Marianne bit her lip to stifle the chuckle which bubbled in her. “Well, after a fashion, my lord. We were to test it last evening, and sure enough, when I pulled it Roberts appeared. Unfortunately, Mr. Geddes had planned to test it at just the same moment and Beth answered his call. But there was a crossover of wires to the bell board, so that it was Mr. Oldham’s bell which showed, and when Beth went in response, without knocking of course, she found him . .. ah . . . quite unprepared for her entrance.” Marianne’s eyes danced wickedly. “I’m afraid Mr. Oldham may not stay here long.”

“Very embarrassing, I’m sure,” he agreed solemnly. “And such a pity, with the dual enticements of a baronet and an earl next door.”
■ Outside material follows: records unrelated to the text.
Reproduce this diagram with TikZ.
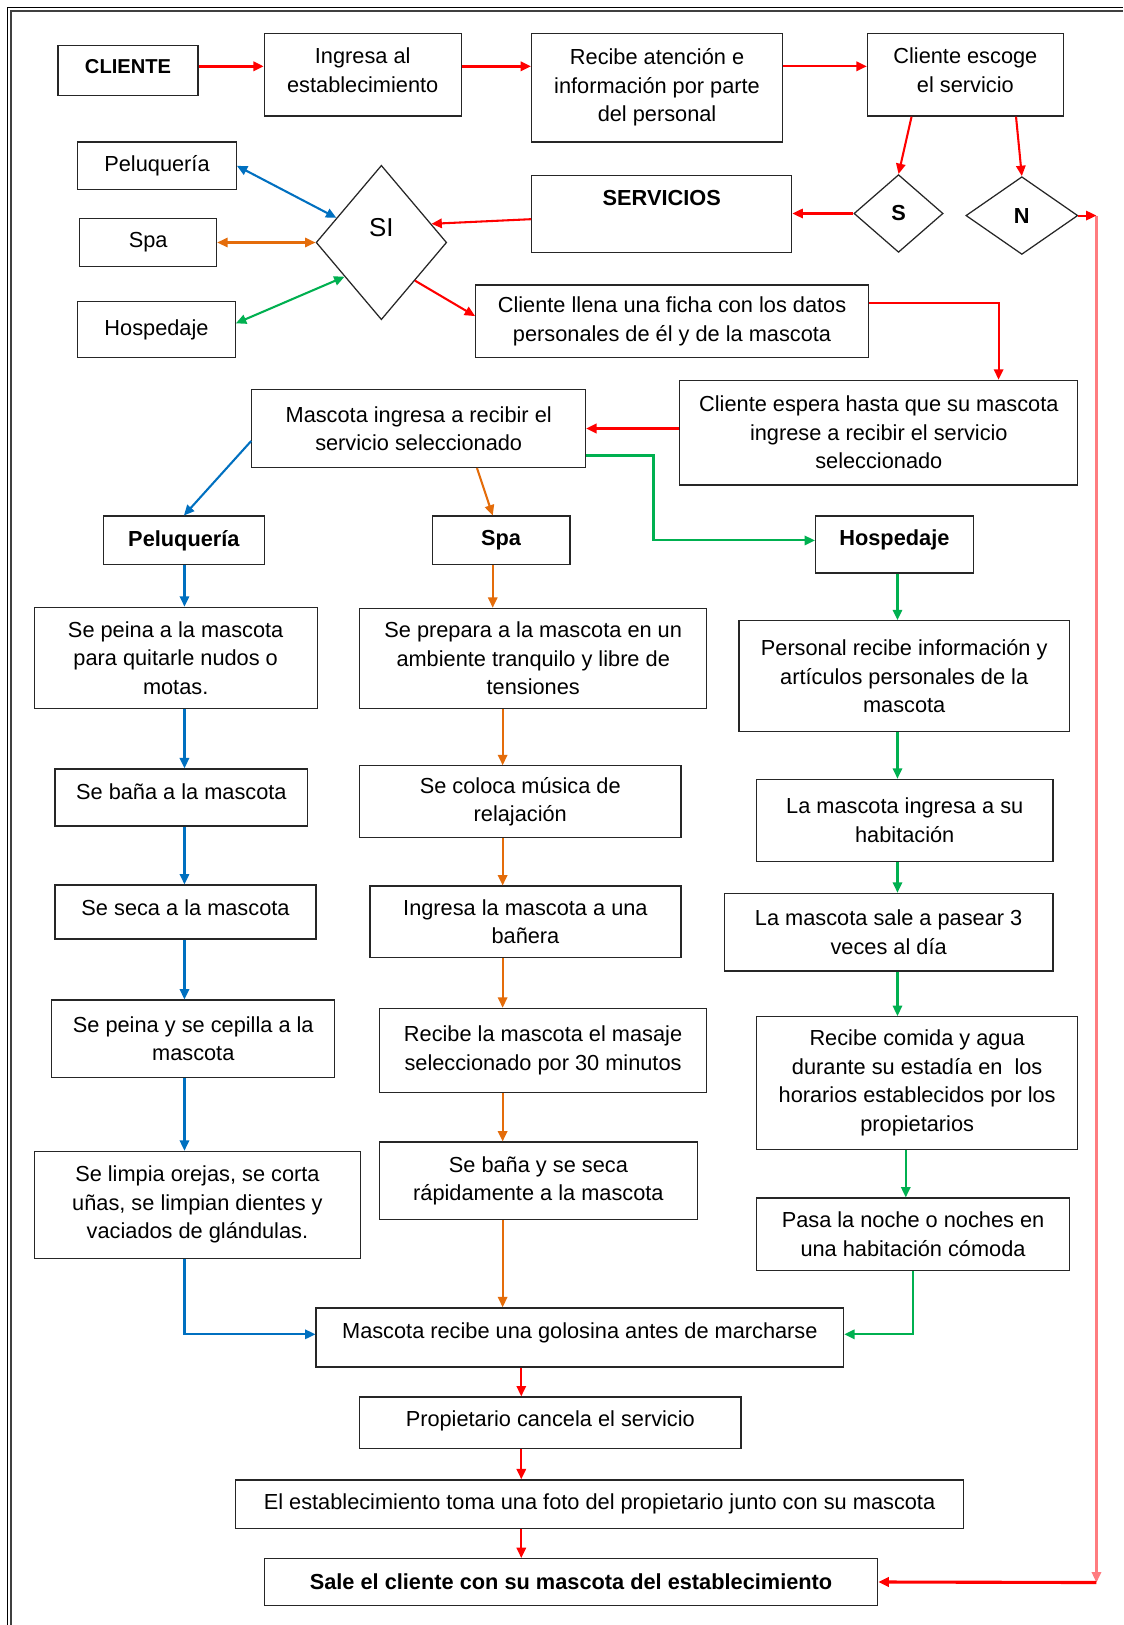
\documentclass[tikz,border=0pt]{standalone}
\usepackage{fontspec}
\setmainfont{Liberation Sans}
\usetikzlibrary{shapes.geometric,arrows.meta,calc}
\definecolor{cred}{HTML}{FF0000}
\definecolor{cblue}{HTML}{0070C0}
\definecolor{corange}{HTML}{E46C0A}
\definecolor{cgreen}{HTML}{00B050}
\definecolor{cpink}{HTML}{FF7C80}
\newcommand\mybox[6]{\node[box, minimum width={(#4-#2)*0.5pt}, minimum height={(#5-#3)*0.5pt}] (#1) at ({(#2+#4)/2},{(#3+#5)/2}) {#6};}
\newcommand\myup[2]{\raisebox{#1}[\height][\depth]{#2}}
\newcommand\mytwo[2]{\begin{tabular}{@{}c@{}}#1\\#2\end{tabular}}
\begin{document}
\begin{tikzpicture}[x=0.5pt,y=-0.5pt,
  box/.style={draw=black!85, line width=0.6pt, inner sep=0pt, align=center, font=\fontsize{10.5}{13.75}\selectfont},
  dia/.style={draw=black!85, diamond, line width=0.6pt, inner sep=0pt, font=\fontsize{10.5}{13.75}\selectfont},
  arr/.style={line width=1pt, -{Triangle[length=5pt,width=4.5pt]}},
  dbl/.style={line width=1pt, {Triangle[length=5pt,width=4.5pt]}-{Triangle[length=5pt,width=4.5pt]}},
  rd/.style={arr, draw=cred},
  bl/.style={arr, draw=cblue},
  og/.style={arr, draw=corange},
  gn/.style={arr, draw=cgreen}]
\fill[white] (0,0) rectangle (1084,1568);
\useasboundingbox (0,0) rectangle (1084,1568);
% page border
\draw[line width=0.6pt] (7.5,1568) -- (7.5,7.5) -- (1084,7.5);
\draw[line width=1pt, black!75] (11,1568) -- (11,11) -- (1084,11);
% top row
\mybox{cliente}{56}{44}{191}{92}{\myup{2pt}{\fontsize{9.7}{12}\selectfont\textbf{CLIENTE}}}
\mybox{ingresa}{255}{32}{445}{112}{\myup{1pt}{\mytwo{Ingresa al}{establecimiento}}}
\mybox{recibe}{513}{32}{755}{137}{Recibe atención e\\información por parte\\del personal}
\mybox{escoge}{837}{32}{1026}{112}{\myup{1pt}{\mytwo{Cliente escoge}{el servicio}}}
% services
\mybox{pelA}{75}{137}{228}{183}{Peluquería}
\mybox{spaA}{77}{211}{209}{257}{Spa}
\mybox{hospA}{75}{291}{227}{345}{Hospedaje}
\node[dia, minimum width=63pt, minimum height=74.5pt, font=\fontsize{12.5}{14}\selectfont] (si) at (368,234) {\myup{7pt}{SI}};
\mybox{servicios}{513}{169}{764}{244}{\myup{7.5pt}{\textbf{SERVICIOS}}}
\node[dia, minimum width=43pt, minimum height=37.5pt] (s) at (867,206) {\textbf{S}};
\node[dia, minimum width=54pt, minimum height=37.5pt] (n) at (986,208) {\textbf{N}};
\mybox{ficha}{459}{275}{838}{345}{Cliente llena una ficha con los datos\\personales de él y de la mascota}
\mybox{espera}{656}{367}{1040}{468}{Cliente espera hasta que su mascota\\ingrese a recibir el servicio\\seleccionado}
\mybox{mi}{243}{376}{565}{451}{Mascota ingresa a recibir el\\servicio seleccionado}
\mybox{pelB}{100}{498}{255}{545}{\textbf{Peluquería}}
\mybox{spaB}{417}{498}{550}{545}{\textbf{Spa}}
\mybox{hospB}{787}{498}{939}{553}{\myup{2.5pt}{\textbf{Hospedaje}}}
% column 1
\mybox{peina}{33}{586}{306}{684}{Se peina a la mascota\\para quitarle nudos o\\motas.}
\mybox{bana}{53}{742}{297}{797}{\myup{3pt}{Se baña a la mascota}}
\mybox{seca}{53}{854}{305}{906}{\myup{2pt}{Se seca a la mascota}}
\mybox{cepilla}{50}{965}{323}{1040}{Se peina y se cepilla a la\\mascota}
\mybox{limpia}{33}{1111}{348}{1214}{Se limpia orejas, se corta\\uñas, se limpian dientes y\\vaciados de glándulas.}
% column 2
\mybox{prepara}{347}{587}{682}{684}{Se prepara a la mascota en un\\ambiente tranquilo y libre de\\tensiones}
\mybox{musica}{347}{739}{657}{808}{Se coloca música de\\relajación}
\mybox{banera}{357}{855}{657}{924}{Ingresa la mascota a una\\bañera}
\mybox{masaje}{366}{973}{682}{1054}{Recibe la mascota el masaje\\seleccionado por 30 minutos}
\mybox{banaseca}{366}{1102}{673}{1177}{Se baña y se seca\\rápidamente a la mascota}
% column 3
\mybox{personal}{713}{599}{1032}{706}{Personal recibe información y\\artículos personales de la\\mascota}
\mybox{habit}{730}{752}{1016}{831}{La mascota ingresa a su\\habitación}
\mybox{pasear}{699}{862}{1016}{937}{La mascota sale a pasear 3\\veces al día}
\mybox{comida}{730}{981}{1040}{1109}{Recibe comida y agua\\durante su estadía en \ los\\horarios establecidos por los\\propietarios}
\mybox{noche}{730}{1156}{1032}{1226}{Pasa la noche o noches en\\una habitación cómoda}
% bottom
\mybox{golosina}{305}{1262}{814}{1319}{\myup{2pt}{Mascota recibe una golosina antes de marcharse}}
\mybox{cancela}{347}{1348}{715}{1398}{\myup{1pt}{Propietario cancela el servicio}}
\mybox{foto}{227}{1428}{930}{1475}{El establecimiento toma una foto del propietario junto con su mascota}
\mybox{sale}{255}{1504}{847}{1549}{\textbf{Sale el cliente con su mascota del establecimiento}}
% helper coordinates
\coordinate (row) at (0,64);
\coordinate (colA) at (178,0);
\coordinate (colB) at (485,0);
\coordinate (colC) at (866,0);
\coordinate (colC2) at (874,0);
\coordinate (colD) at (503,0);
\coordinate (c1) at (1058,208);
\coordinate (c2) at (1058,1527);
\coordinate (spaout) at ($(spaB.south west)!0.44!(spaB.south east)$);
% top row arrows
\draw[rd, line width=1.2pt] (cliente.east |- row) -- (ingresa.west |- row);
\draw[rd, line width=1.2pt] (ingresa.east |- row) -- (recibe.west |- row);
\draw[rd] (recibe.east |- row) -- (escoge.west |- row);
\draw[rd] ($(escoge.south west)!0.227!(escoge.south east)$) -- (s.north);
\draw[rd] ($(escoge.south west)!0.757!(escoge.south east)$) -- (n.north);
\draw[rd] (s.west) -- (servicios.east |- s.west);
\draw[rd] ([yshift=-2.5pt]servicios.west) -- ($(si.north)!0.76!(si.east)$);
\draw[dbl, draw=cblue] (pelA.east) -- ($(si.west)!0.317!(si.north)$);
\draw[dbl, draw=corange] (spaA.east |- si.west) -- (si.west);
\draw[dbl, draw=cgreen] ([yshift=3pt]hospA.east) -- ($(si.west)!0.44!(si.south)$);
\draw[rd] ($(si.east)!0.49!(si.south)$) -- ([yshift=2.5pt]ficha.west);
\draw[rd] ([yshift=9pt]ficha.east) -| ($(espera.north west)!0.8!(espera.north east)$);
\draw[rd, line width=1.2pt] (espera.west |- mi.east) -- (mi.east);
% N branch
\draw[rd] (n.east) -- (c1);
\draw[arr, draw=cpink] (c1) -- (c2);
\draw[rd, line width=1.5pt] (c2) -- (sale.east);
% mascota ingresa branches
\draw[bl] ([yshift=-6pt]mi.west) -- (pelB.north);
\draw[og] ($(mi.south west)!0.674!(mi.south east)$) -- ($(spaB.north west)!0.44!(spaB.north east)$);
\draw[gn] ([yshift=-13pt]mi.east) -- ++(65,0) |- ([yshift=2pt]hospB.west);
% column 1
\draw[bl] (pelB.south -| colA) -- (peina.north -| colA);
\draw[bl] (peina.south -| colA) -- (bana.north -| colA);
\draw[bl] (bana.south -| colA) -- (seca.north -| colA);
\draw[bl] (seca.south -| colA) -- (cepilla.north -| colA);
\draw[bl] (cepilla.south -| colA) -- (limpia.north -| colA);
\draw[bl] (limpia.south -| colA) |- ([yshift=1.5pt]golosina.west);
% column 2
\draw[og] (spaout) -- (spaout |- prepara.north);
\draw[og] (prepara.south -| colB) -- (musica.north -| colB);
\draw[og] (musica.south -| colB) -- (banera.north -| colB);
\draw[og] (banera.south -| colB) -- (masaje.north -| colB);
\draw[og] (masaje.south -| colB) -- (banaseca.north -| colB);
\draw[og] (banaseca.south -| colB) -- (golosina.north -| colB);
% column 3
\draw[gn] (hospB.south -| colC) -- (personal.north -| colC);
\draw[gn] (personal.south -| colC) -- (habit.north -| colC);
\draw[gn] (habit.south -| colC) -- (pasear.north -| colC);
\draw[gn] (pasear.south -| colC) -- (comida.north -| colC);
\draw[gn] (comida.south -| colC2) -- (noche.north -| colC2);
\draw[gn] (noche.south) |- ([yshift=1.5pt]golosina.east);
% bottom
\draw[rd] (golosina.south -| colD) -- (cancela.north -| colD);
\draw[rd] (cancela.south -| colD) -- (foto.north -| colD);
\draw[rd] (foto.south -| colD) -- (sale.north -| colD);
\end{tikzpicture}
\end{document}
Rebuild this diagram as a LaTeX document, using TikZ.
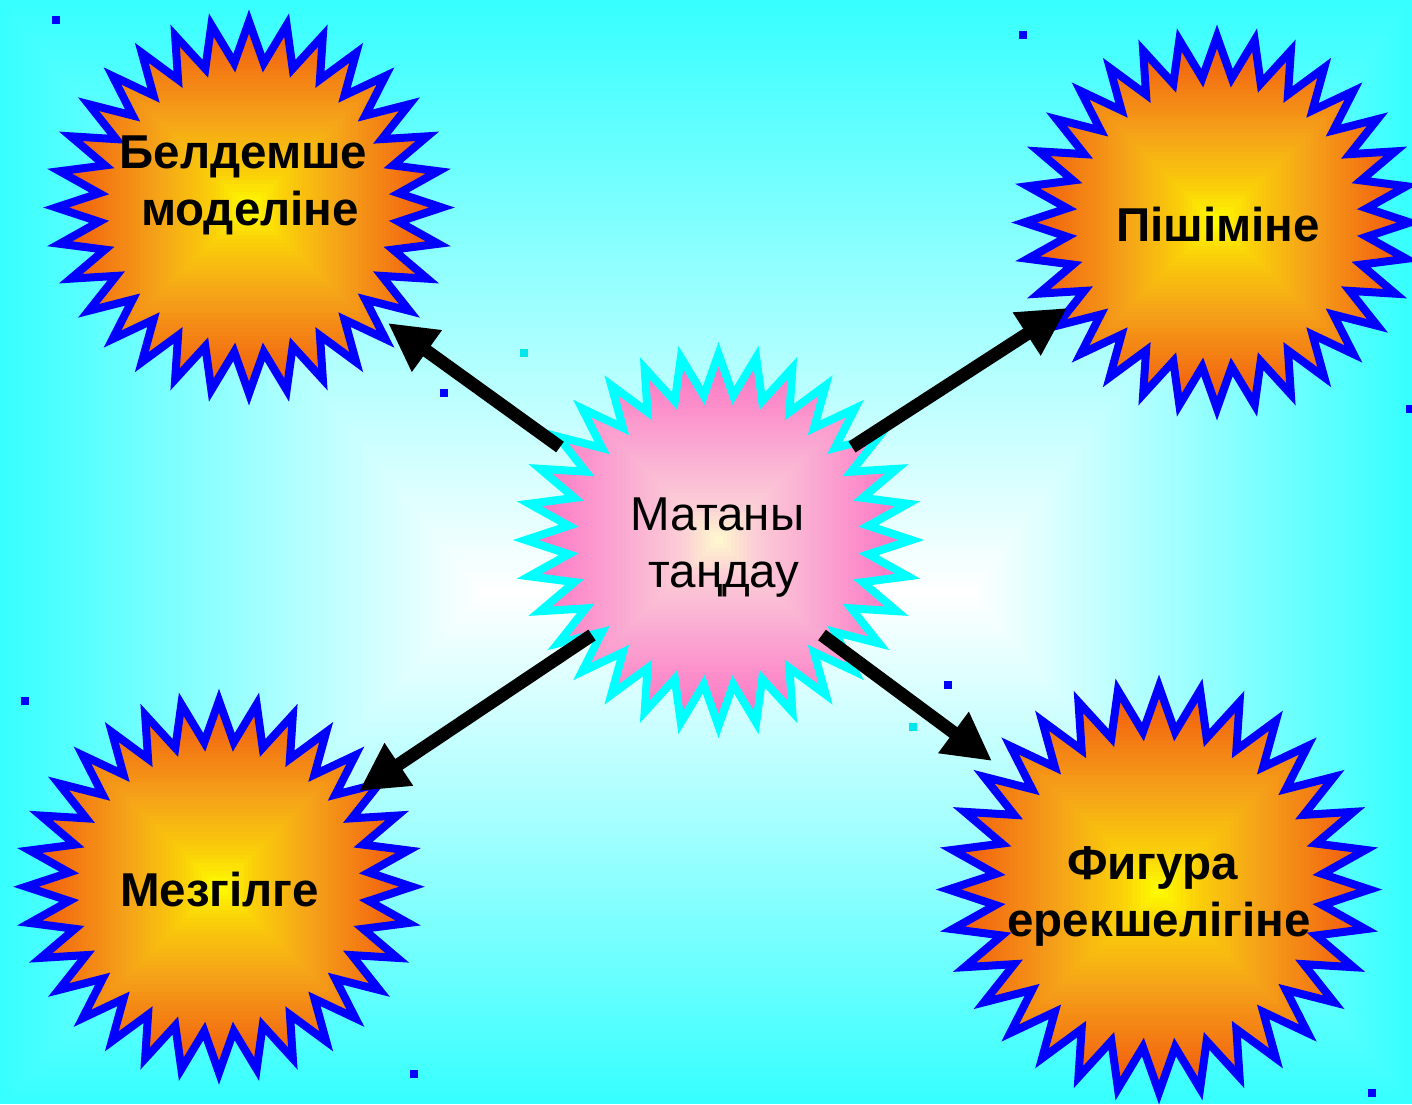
\documentclass[tikz,border=0pt]{standalone}
\usepackage{fontspec}
\setmainfont{Liberation Sans}
\usetikzlibrary{arrows.meta}

\definecolor{bgedge}{RGB}{55,255,255}
\definecolor{orA}{RGB}{242,85,12}
\definecolor{orB}{RGB}{245,160,25}
\definecolor{orC}{RGB}{250,205,10}
\definecolor{orD}{RGB}{255,255,0}
\definecolor{pkA}{RGB}{255,110,195}
\definecolor{pkB}{RGB}{250,170,210}
\definecolor{pkC}{RGB}{252,205,215}
\definecolor{pkD}{RGB}{255,250,205}
\definecolor{starblue}{RGB}{0,0,255}
\definecolor{starcyan}{RGB}{0,255,255}
\definecolor{dotcyan}{RGB}{0,230,235}

\newcommand{\burstpath}[4]{plot[samples=64,domain=0:63,variable=\k]
  ({#1+(1-0.22*mod(round(\k),2))*#3*sin(\k*5.625)},{#2-(1-0.22*mod(round(\k),2))*#4*cos(\k*5.625)}) -- cycle}

% rectangular gradient: cx cy rx ry, four colour stops at t = 0, .5, .8, 1
\newcommand{\gradfill}[8]{%
  \foreach \gi in {0,...,48}{%
    \pgfmathsetmacro{\gt}{\gi/48}%
    \pgfmathsetmacro{\gfx}{#3*(1-\gt)+0.5}%
    \pgfmathsetmacro{\gfy}{#4*(1-\gt)+0.5}%
    \ifdim\gt pt<0.5pt
      \pgfmathsetmacro{\gp}{100*\gt/0.5}%
      \colorlet{gc}{#6!\gp!#5}%
    \else
      \ifdim\gt pt<0.8pt
        \pgfmathsetmacro{\gp}{100*(\gt-0.5)/0.3}%
        \colorlet{gc}{#7!\gp!#6}%
      \else
        \pgfmathsetmacro{\gp}{100*(\gt-0.8)/0.2}%
        \colorlet{gc}{#8!\gp!#7}%
      \fi
    \fi
    \fill[gc] (#1-\gfx,#2-\gfy) rectangle (#1+\gfx,#2+\gfy);
  }}

\newcommand{\burst}[9]{%
  \begin{scope}
    \clip \burstpath{#1}{#2}{#3}{#4};
    \gradfill{#1}{#2}{#3}{#4}{#5}{#6}{#7}{#8}
  \end{scope}
  \draw[#9, line width=8pt, line join=miter] \burstpath{#1}{#2}{#3}{#4};
}

\tikzset{
  lab/.style={align=center, text=black, font=\fontsize{47.5}{57}\selectfont\bfseries},
  labreg/.style={align=center, text=black, font=\fontsize{47.5}{57}\selectfont},
  conn/.style={line width=13pt, black, -{Triangle[length=48pt,width=48pt]}},
  bluesq/.style={fill=starblue},
  cyansq/.style={fill=dotcyan}
}

\begin{document}
\begin{tikzpicture}[x=1pt,y=-1pt]
\useasboundingbox (0,0) rectangle (1412,1104);
\clip (0,0) rectangle (1412,1104);

% background rectangular gradient
\foreach \bi in {0,...,70}{%
  \pgfmathsetmacro{\bt}{\bi/70}%
  \pgfmathsetmacro{\xa}{480*\bt}%
  \pgfmathsetmacro{\ya}{588*\bt}%
  \pgfmathsetmacro{\xb}{1412-437*\bt}%
  \pgfmathsetmacro{\yb}{1104-506*\bt}%
  \pgfmathsetmacro{\bp}{100*\bt}%
  \fill[white!\bp!bgedge] (\xa,\ya) rectangle (\xb,\yb);
}

% small squares
\fill[bluesq] (52,16) rectangle ++(8,8);
\fill[bluesq] (1019,31) rectangle ++(8,8);
\fill[bluesq] (440,389) rectangle ++(8,8);
\fill[bluesq] (21,697) rectangle ++(8,8);
\fill[bluesq] (944,681) rectangle ++(8,8);
\fill[bluesq] (410,1070) rectangle ++(8,8);
\fill[bluesq] (1368,1089) rectangle ++(8,8);
\fill[bluesq] (1406,405) rectangle ++(8,8);
\fill[cyansq] (520,349) rectangle ++(8,8);
\fill[cyansq] (909,723) rectangle ++(8,8);

% stars
\burst{249}{207.5}{193}{186}{orA}{orB}{orC}{orD}{starblue}
\burst{1217}{222.5}{193}{186}{orA}{orB}{orC}{orD}{starblue}
\burst{219}{886.7}{193}{186}{orA}{orB}{orC}{orD}{starblue}
\burst{1159}{889.5}{210.5}{203}{orA}{orB}{orC}{orD}{starblue}
\burst{718.5}{540}{193}{186}{pkA}{pkB}{pkC}{pkD}{starcyan}

% labels
\node[lab] (belde) at (250,185.6) {Белдемше\hspace*{13pt}\strut\\\strut моделіне};
\node[lab] (pishim) at (1218,230.3) {\strut Пішіміне};
\node[labreg] (matan) at (724,547.6) {Матаны\hspace*{13pt}\strut\\\strut таңдау};
\node[lab] (mezgil) at (219.5,894.6) {\strut Мезгілге};
\node[lab] (figura) at (1159,897) {Фигура\hspace*{13pt}\strut\\\strut ерекшелігіне};

% connectors
\coordinate (s1) at (560,447);  \coordinate (t1) at (388,323);
\coordinate (s2) at (852,447);  \coordinate (t2) at (1067,308);
\coordinate (s3) at (592,635);  \coordinate (t3) at (359,791);
\coordinate (s4) at (822,635);  \coordinate (t4) at (992,761);
\draw[conn] (s1) -- (t1);
\draw[conn] (s2) -- (t2);
\draw[conn] (s3) -- (t3);
\draw[conn] (s4) -- (t4);
\end{tikzpicture}
\end{document}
“He is sadly torn,” she admitted, thinking of Mr. Oldham’s blustering fury, tempered by his profuse protestations that he did not hold her to blame. Beth had stood giggling in the lower hall, whispering to Roberts that Mr. Oldham wore pads on his calves to give his spindly legs the proper appearance in his elegant clocked stockings, and Mr. Geddes, all apologies, had attempted to placate his neighbor by interesting him in one of his clever walking sticks. Aunt Effie muttered of newfangled contraptions, and Mr. Oldham, through it all, attempted to maintain his dignity so that Miss Findlay would recognize what a worthy man he was, though he had the most dire suspicions that the maid would inform her employer about his calf pads. All in all, it had been a very entertaining evening.